- (30 Points) Problem 1. Recurrences.
Consider the following 3 divide-and-conquer algorithms to solve the
same problem:
- Algorithm I: finds a solution to its input problem by
dividing it into 5 subproblems, each of half the size of its input problem,
recursively solves each of these 5 subproblems, and then combines their
solutions to form the solution of the input problem in linear time.
- Algorithm II: finds a solution to its input problem of
size n by recursively solving 2 subproblems of size n-1, and then
combines their solutions to form the solution of the input problem in
constant time.
- Algorithm III: finds a solution to its input problem of
size n by recursively solving 9 subproblems of size n/3, and then
combines their solutions to form the solution of the input problem in
O(n2) time.
For each of the algorithms above:
- (9) Write the recurrence for the runtime T(n) of the algorithm
for each of the 3 algorithms.
- (18 Points) Solve each recurrence. That is, for each recurrence,
find some function
g(n) such that T(n) is O(g(n)) (the tighter the upper bound, the better).
For this, either use the recursion-tree method (= "unrolling" the recurrence),
the substitution method (= "guess + induction"), or the master theorem.
Show your work and explain your answer.
- (3 Points) Everything else being equal, which one of the 3 algorithms
would you choose to solve the problem? Explain your answer.
- (35 Points) Problem 2. Multi-Merge.
Consider the merge procedure used in MergeSort. It receives
two sorted arrays each of n elements, and outputs a single array
of size 2n containing all the elements of the two input arrays
sorted in the right order. merge runs in linear time O(n).
In this problem, we'll create an extended version of this merge
procedure, called multi-merge that receives k sorted arrays
each of size n, and returns a single array
of size kn containing all the elements of the k input arrays
in the right order.
- (10 Points) Strategy I.
Consider solving this problem by calling the merge procedure from
MergeSort
to merge the first 2 input arrays, and then call it again to merge this
resulting array with the 3rd input array, and then this resulting array
with the 4th input array, and so on until you're done merging all the k arrays.

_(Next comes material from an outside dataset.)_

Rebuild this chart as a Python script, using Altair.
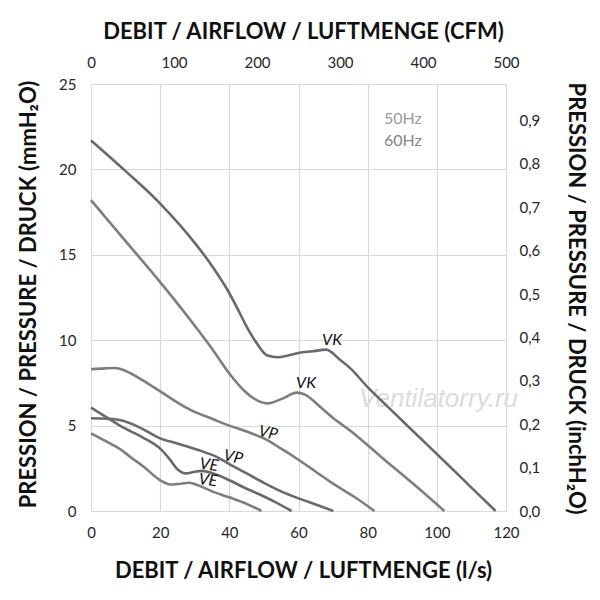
import altair as alt
import pandas as pd

# ---- data ----
vk60_x = [0, 10, 20, 30, 35, 39, 42, 45, 48, 51, 54, 57, 60, 64, 68, 72, 75, 80, 86, 93, 103, 110, 117]
vk60_y = [21.7, 19.9, 18.0, 15.7, 14.35, 13.1, 12.0, 10.8, 9.8, 9.1, 9.0, 9.1, 9.25, 9.35, 9.45, 8.85, 8.35, 7.25, 6.07, 4.7, 2.75, 1.37, 0]

vk50_x = [0, 10, 20, 30, 35, 40, 44, 47, 51, 55, 59.5, 62, 66, 70, 75, 84, 93, 102.2]
vk50_y = [18.2, 15.8, 13.4, 10.85, 9.5, 8.05, 7.1, 6.6, 6.3, 6.55, 6.93, 6.8, 6.15, 5.45, 4.7, 3.15, 1.62, 0]

vp60_x = [0, 4, 7, 10, 15, 20, 25, 30, 35, 40, 45, 50, 55, 60, 65, 70, 76, 82]
vp60_y = [8.3, 8.35, 8.37, 8.2, 7.65, 7.0, 6.35, 5.8, 5.4, 5.0, 4.65, 4.25, 3.65, 3.0, 2.3, 1.6, 0.85, 0]

vp50_x = [0, 5, 9, 14, 20, 25, 31, 36, 40, 45, 50, 55, 60, 65, 70.1]
vp50_y = [5.43, 5.4, 5.3, 4.9, 4.25, 3.95, 3.57, 3.2, 2.75, 2.2, 1.65, 1.15, 0.74, 0.38, 0]

ve60_x = [0, 5, 9, 15, 20, 22.5, 25, 27.5, 30, 32, 36, 40, 45, 50, 54, 58]
ve60_y = [6.05, 5.42, 4.92, 4.3, 3.65, 3.1, 2.45, 2.2, 2.3, 2.35, 2.15, 1.8, 1.3, 0.85, 0.45, 0]

ve50_x = [0, 4, 8.8, 11.3, 15.5, 20, 23, 26, 28.5, 31, 35, 40, 45, 49.3]
ve50_y = [4.55, 4.12, 3.57, 3.18, 2.55, 1.8, 1.55, 1.6, 1.65, 1.5, 1.15, 0.8, 0.42, 0]

series_names = ["VK 60Hz", "VK 50Hz", "VP 60Hz", "VP 50Hz", "VE 60Hz", "VE 50Hz"]
series_colors = ["#6a6a6a", "#7e7e7e", "#7e7e7e", "#6a6a6a", "#6a6a6a", "#7e7e7e"]

label_text = ["VK", "VK", "VP", "VP", "VE", "VE"]
label_x = [69.7, 62.2, 51.2, 41.1, 34.1, 33.8]
label_y = [10.0, 7.5, 4.57, 3.15, 2.7, 1.8]
label_angle = [0, 0, 12, 12, 8, 8]

legend_text = ["50Hz", "60Hz"]
legend_x = [90.2, 90.2]
legend_y = [22.95, 21.65]
legend_colors = ["#9a9a9a", "#868686"]

watermark_text = ["Ventilatorry.ru"]
watermark_x = [100.5]
watermark_y = [6.55]

x_ticks = [0, 20, 40, 60, 80, 100, 120]
y_ticks = [0, 5, 10, 15, 20, 25]
cfm_ticks = [0, 100, 200, 300, 400, 500]
inch_ticks = [0, 0.1, 0.2, 0.3, 0.4, 0.5, 0.6, 0.7, 0.8, 0.9]
inch_max = 25 / 25.4  # 25 mmH2O in inchH2O

# ---- build tables ----
rows = []
for name, xs_, ys_ in zip(series_names,
                          [vk60_x, vk50_x, vp60_x, vp50_x, ve60_x, ve50_x],
                          [vk60_y, vk50_y, vp60_y, vp50_y, ve60_y, ve50_y]):
    for i, (xv, yv) in enumerate(zip(xs_, ys_)):
        rows.append({"series": name, "x": xv, "y": yv, "order": i})
curves = pd.DataFrame(rows)
labels = pd.DataFrame({"t": label_text, "x": label_x, "y": label_y, "a": label_angle})
legend = pd.DataFrame({"t": legend_text, "x": legend_x, "y": legend_y, "c": legend_colors})
wm = pd.DataFrame({"t": watermark_text, "x": watermark_x, "y": watermark_y})
sec = pd.DataFrame({"cfm": [0, 500], "inch": [0, inch_max]})

FONT = "Lato"
TITLE_SIZE = 22
LABEL_SIZE = 15

xs = alt.Scale(domain=[0, 120], nice=False, zero=False)
ys = alt.Scale(domain=[0, 25], nice=False, zero=False)

x_enc = alt.X("x:Q", scale=xs, axis=alt.Axis(
    values=x_ticks, grid=True, gridColor="#d9d9d9", gridWidth=1.2, domain=False, ticks=False,
    labelFlush=False, labelPadding=14, labelFont=FONT, labelFontSize=LABEL_SIZE, labelColor="#262626",
    title="DEBIT / AIRFLOW / LUFTMENGE (l/s)", titleFont=FONT, titleFontSize=TITLE_SIZE,
    titleFontWeight="bold", titleColor="#111111", titleX=212, titleY=59,
    titleBaseline="middle", titleAlign="center"))
y_enc = alt.Y("y:Q", scale=ys, axis=alt.Axis(
    values=y_ticks, grid=True, gridColor="#d9d9d9", gridWidth=1.2, domain=False, ticks=False,
    labelFlush=False, labelPadding=15, labelFont=FONT, labelFontSize=LABEL_SIZE, labelColor="#262626",
    title="PRESSION / PRESSURE / DRUCK (mmH₂O)", titleFont=FONT, titleFontSize=TITLE_SIZE,
    titleFontWeight="bold", titleColor="#111111", titleX=-63, titleY=210, titleAngle=-90,
    titleBaseline="middle", titleAlign="center"))

lines = alt.Chart(curves).mark_line(interpolate="monotone", strokeWidth=2.6).encode(
    x=x_enc, y=y_enc,
    color=alt.Color("series:N", scale=alt.Scale(domain=series_names, range=series_colors), legend=None),
    order="order:Q",
    detail="series:N",
)

label_layer = alt.Chart(labels).mark_text(font=FONT, fontSize=16, fontStyle="italic", color="#111111").encode(
    x=alt.X("x:Q", scale=xs), y=alt.Y("y:Q", scale=ys), text="t:N", angle=alt.Angle("a:Q", scale=None)
)

legend_layer = alt.Chart(legend).mark_text(font=FONT, fontSize=16).encode(
    x=alt.X("x:Q", scale=xs), y=alt.Y("y:Q", scale=ys), text="t:N", color=alt.Color("c:N", scale=None)
)

wm_layer = alt.Chart(wm).mark_text(font="Liberation Sans", fontSize=26, fontStyle="italic",
                                   color="#dcdcdc").encode(
    x=alt.X("x:Q", scale=xs), y=alt.Y("y:Q", scale=ys), text="t:N"
)

main = alt.layer(wm_layer, lines, label_layer, legend_layer)

secondary = alt.Chart(sec).mark_point(opacity=0).encode(
    x=alt.X("cfm:Q", scale=alt.Scale(domain=[0, 500], nice=False), axis=alt.Axis(
        orient="top", values=cfm_ticks, grid=False, domain=False, ticks=False, labelPadding=14,
        labelFlush=False, labelFont=FONT, labelFontSize=LABEL_SIZE, labelColor="#262626",
        title="DEBIT / AIRFLOW / LUFTMENGE (CFM)", titleFont=FONT, titleFontSize=TITLE_SIZE,
        titleFontWeight="bold", titleColor="#111111", titleX=212, titleY=-53,
        titleBaseline="middle", titleAlign="center")),
    y=alt.Y("inch:Q", scale=alt.Scale(domain=[0, inch_max], nice=False), axis=alt.Axis(
        orient="right", values=inch_ticks, grid=False, domain=False, ticks=False, labelPadding=13,
        labelFlush=False, labelExpr="replace(format(datum.value, '.1f'), '.', ',')",
        labelFont=FONT, labelFontSize=LABEL_SIZE, labelColor="#262626",
        title="PRESSION / PRESSURE / DRUCK (inchH₂O)", titleFont=FONT, titleFontSize=TITLE_SIZE,
        titleFontWeight="bold", titleColor="#111111", titleX=69, titleY=214, titleAngle=90,
        titleBaseline="middle", titleAlign="center")),
)

chart = alt.layer(main, secondary).resolve_scale(x="independent", y="independent").properties(
    width=415, height=427,
    autosize=alt.AutoSizeParams(type="none"),
    padding={"left": 83, "top": 76, "right": 86, "bottom": 81},
).configure_view(stroke=None).configure(background="white")

chart.save("out.html", embed_options={"renderer": "svg", "actions": False})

(Assume that merge works as expected even if the 2 input arrays are not
of the same size).
What is the time complexity of this solution, in terms of k and n?
That is, provide function g(k,n) such that the
runtime of this algorithm is O(g(k,n)).
Explain your answer in detail.
- (25 Points) Strategy II.
Provide a more efficient, divide-and-conquer approach to solve this
problem.
- (5 Points).
Explain your algorithm design clearly.
- (5 Points).
Write the algorithm in detailed pseudo-code. There is no need to write
code for merge, you can just invoke this procedure.
- (5 Points).
Prove that your algorithm is correct.
- (5 Points)
Write a recurrence for the runtime
T(k,n) of the algorithm.
- (5 Points)
Solve the recurrence. That is, find some function
g(k,n) such that T(k,n) is O(g(k,n))
(the tighter the upper bound, the better).
For this, either use the recursion-tree method (= "unrolling" the recurrence),
the substitution method (= "guess + induction"), or the master theorem.
Show your work and explain your answer.
- (35 Points) Problem 3. Search in an Infinite-to-the-Right Array.
Consider an array A[1,...] that is "infinite to the right".
Assume that first n positions of the array are filled with numbers
in increasing order, and the remaining positions of the array
are filled with ∞.
Without knowing what the value of n is, write an algorithm that
given
an infinite-to-the-right array A, and
a number k, but NOT the value of n,
returns the position
of number k in the array A, if k appears in A, or 0 if k doesn't appear
in A. Your algorithm must run in time O(log n).
- (5 Points).
Explain the design of your algorithm clearly.
- (10 Points).
Write the algorithm in detailed pseudo-code.
- (10 Points).
Prove that your algorithm is correct.
- (5 Points)
Write a recurrence for the runtime T(n) of the algorithm.
- (5 Points)
Solve the recurrence to show that your algorith is O(log n).
For this, either use the recursion-tree method (= "unrolling" the recurrence),
the substitution method (= "guess + induction"), or the master theorem.
Show your work and explain your answer.